Next year's Hoshi Prize in Japan will be accepting projects that are based on advanced computers and aliens.

The goal for the science fiction competition is to see humans compete against artificial intelligences and see who can write the better stories, according to The Guardian. Judges will not know who, or what, has written the story until the winner is decided.

The competition was set up last year and was named after the late Shinichi Hoshi, one of the most well-known science fiction writers in Japan, who died in 1997. His daughter, Marina Hoshi Whyte, said entries will not be accepted by humans and computers, but also by space aliens and animals that are capable of writing in Japanese.

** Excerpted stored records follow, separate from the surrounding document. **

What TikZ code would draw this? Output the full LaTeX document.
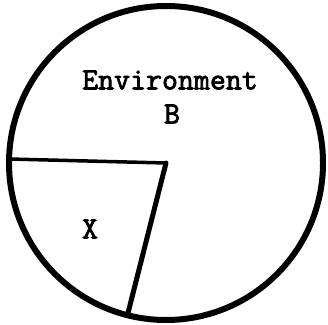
\documentclass[tikz,border=0pt]{standalone}
\usepackage{fontspec}
\newfontfamily\typew[FakeBold=2.5]{Latin Modern Mono}
\begin{document}
\begin{tikzpicture}[x=1pt,y=1pt,
  lbl/.style={font=\typew\fontsize{31}{36}\selectfont, inner sep=0pt},
  rim/.style={line width=6pt},
  thinspoke/.style={line width=3.5pt, line cap=round},
  thickspoke/.style={line width=5pt, line cap=round}]
\useasboundingbox (0,0) rectangle (328,324);
\draw[rim] (166,161) circle (157);
\coordinate (c) at (166,161);
\coordinate (l) at (9,165);
\coordinate (b) at (128,11);
\draw[thinspoke] (l) -- (c);
\draw[thickspoke] (c) -- (b);
\node[lbl] (env) at (170,244) {Environment};
\node[lbl] (B) at (172,210) {B};
\node[lbl] (X) at (90,95) {X};
\end{tikzpicture}
\end{document}
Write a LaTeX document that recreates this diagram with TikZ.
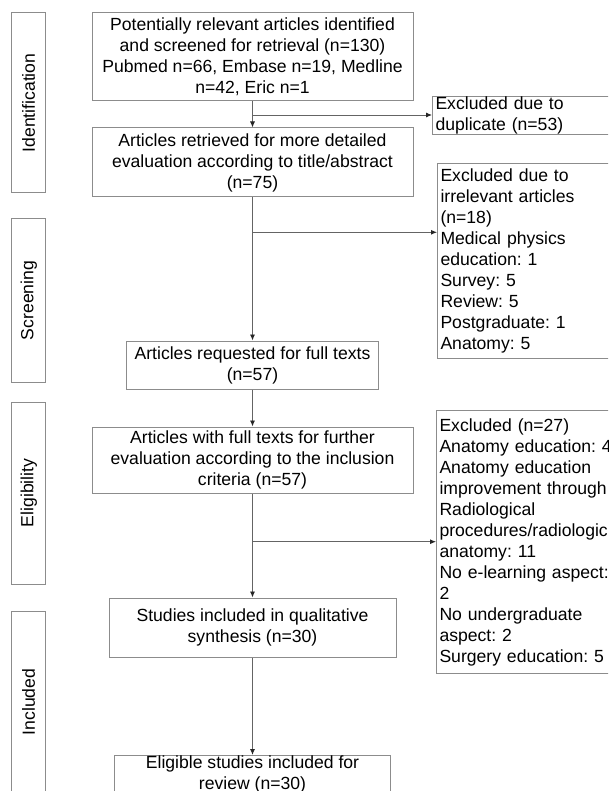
\documentclass[tikz,border=0pt]{standalone}
\usepackage{fontspec}
\setmainfont{Liberation Sans}
\usetikzlibrary{arrows.meta,calc}
\definecolor{boxgray}{RGB}{140,140,140}
\definecolor{linegray}{RGB}{100,100,100}
\frenchspacing
\begin{document}
\begin{tikzpicture}[x=1pt,y=-1pt,
  every node/.style={font=\fontsize{17.6}{21}\selectfont\frenchspacing, inner sep=0pt},
  box/.style={draw=boxgray, line width=1pt, align=center},
  exbox/.style={draw=boxgray, line width=1pt, align=left, anchor=north west,
    inner xsep=3pt, text width=214pt},
  side/.style={draw=boxgray, line width=1pt, rotate=90, minimum height=34pt},
  conn/.style={draw=linegray, line width=0.9pt},
  arr/.style={conn, -{Latex[length=6pt,width=5pt,color=black!85]}}]
\useasboundingbox (0,0) rectangle (608,791);
\clip (0,0) rectangle (608,791);
\fill[white] (0,0) rectangle (608,791);

% phase labels
\node[side, minimum width=180pt] (ident) at (28.7,103) {Identification};
\node[side, minimum width=163pt] (screen) at (28.7,300.5) {Screening};
\node[side, minimum width=182pt] (elig) at (28.7,493) {Eligibility};
\node[side, minimum width=182pt] (incl) at (28.7,702) {Included};

% main column
\node[box, minimum width=321pt, minimum height=88pt] (b1) at (252.5,57)
  {Potentially relevant articles identified\\and screened for retrieval (n=130)\\Pubmed n=66, Embase n=19, Medline\\n=42, Eric n=1};
\node[box, minimum width=321pt, minimum height=69pt] (b2) at (252.5,162.5)
  {Articles retrieved for more detailed\\evaluation according to title/abstract\\(n=75)};
\node[box, minimum width=252pt, minimum height=48pt] (b3) at (252.5,365)
  {Articles requested for full texts\\(n=57)};
\node[box, minimum width=321pt, minimum height=66pt] (b4) at (252.5,460)
  {Articles with full texts for further\\evaluation according to the inclusion\\criteria (n=57)};
\node[box, minimum width=287pt, minimum height=59pt] (b5) at (252.5,627.5)
  {Studies included in qualitative\\synthesis (n=30)};
\node[box, minimum width=276pt, minimum height=37pt, anchor=north] (b6) at (252.5,755)
  {Eligible studies included for\\review (n=30)};

% exclusion boxes
\node[exbox, minimum height=38pt] (x1) at (432,96)
  {Excluded due to\\duplicate (n=53)};
\node[exbox, minimum height=195pt] (x2) at (437,163)
  {Excluded due to\\irrelevant articles\\(n=18)\\Medical physics\\education: 1\\Survey: 5\\Review: 5\\Postgraduate: 1\\Anatomy: 5};
\node[exbox, minimum height=263pt] (x3) at (436,410)
  {Excluded (n=27)\\Anatomy education: 4\\Anatomy education\\improvement through\\Radiological\\procedures/radiologic\\anatomy: 11\\No e-learning aspect:\\2\\No undergraduate\\aspect: 2\\Surgery education: 5};

% connectors
\coordinate (j1) at (252.5,115);
\coordinate (j2) at (252.5,232.3);
\coordinate (j3) at (252.5,541.7);
\draw[arr] (b1) -- (b2);
\draw[arr] (j1) -- (j1 -| x1.west);
\draw[arr] (b2) -- (b3);
\draw[arr] (j2) -- (j2 -| x2.west);
\draw[arr] (b3) -- (b4);
\draw[arr] (b4) -- (b5);
\draw[arr] (j3) -- (j3 -| x3.west);
\draw[arr] (b5) -- (b6);
\end{tikzpicture}
\end{document}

"It's sort of a joke, but for real," she said. "I wanted the award/competition itself to be science fiction. After all, if it can't expand the imagination of the general public, what's the point of having a sci-fi competition?"

Hoshi's past accomplishments include winning a Science Fiction and Fantasy Writers of Japan lifetime achievement award, as well as leaving behind over 1,000 short stories after his death, The Guardian reported. His daughter said his stories often had one idea and a surprise ending, such as his "The Whimsical Robot" collection, which centers on a man who buys a robot to help him at home. This series gained so much popularity in Japan that it sold millions of copies.

Hoshi Whyte also hopes that a team of scientists led by Dr. Hitoshi Matsubara, a professor at Future University Hakodate in Hokkaido who has written hundreds of short stories, will enter next year's Hoshi Prize. She added that the professor's research also focuses on helping AIs produce better stories.

"Dr. Matsubara said from the very beginning that it would take about five years for his A.I. to write a decent story," Hoshi Whyte said. "The next deadline (autumn 2015) is still only three years from the conception of the project. So I know that next year's story would be very primitive and wouldn't even be close to winning. But that's OK. I think it's still good that the public follows the progress of the project this way, like watching a baby grow up."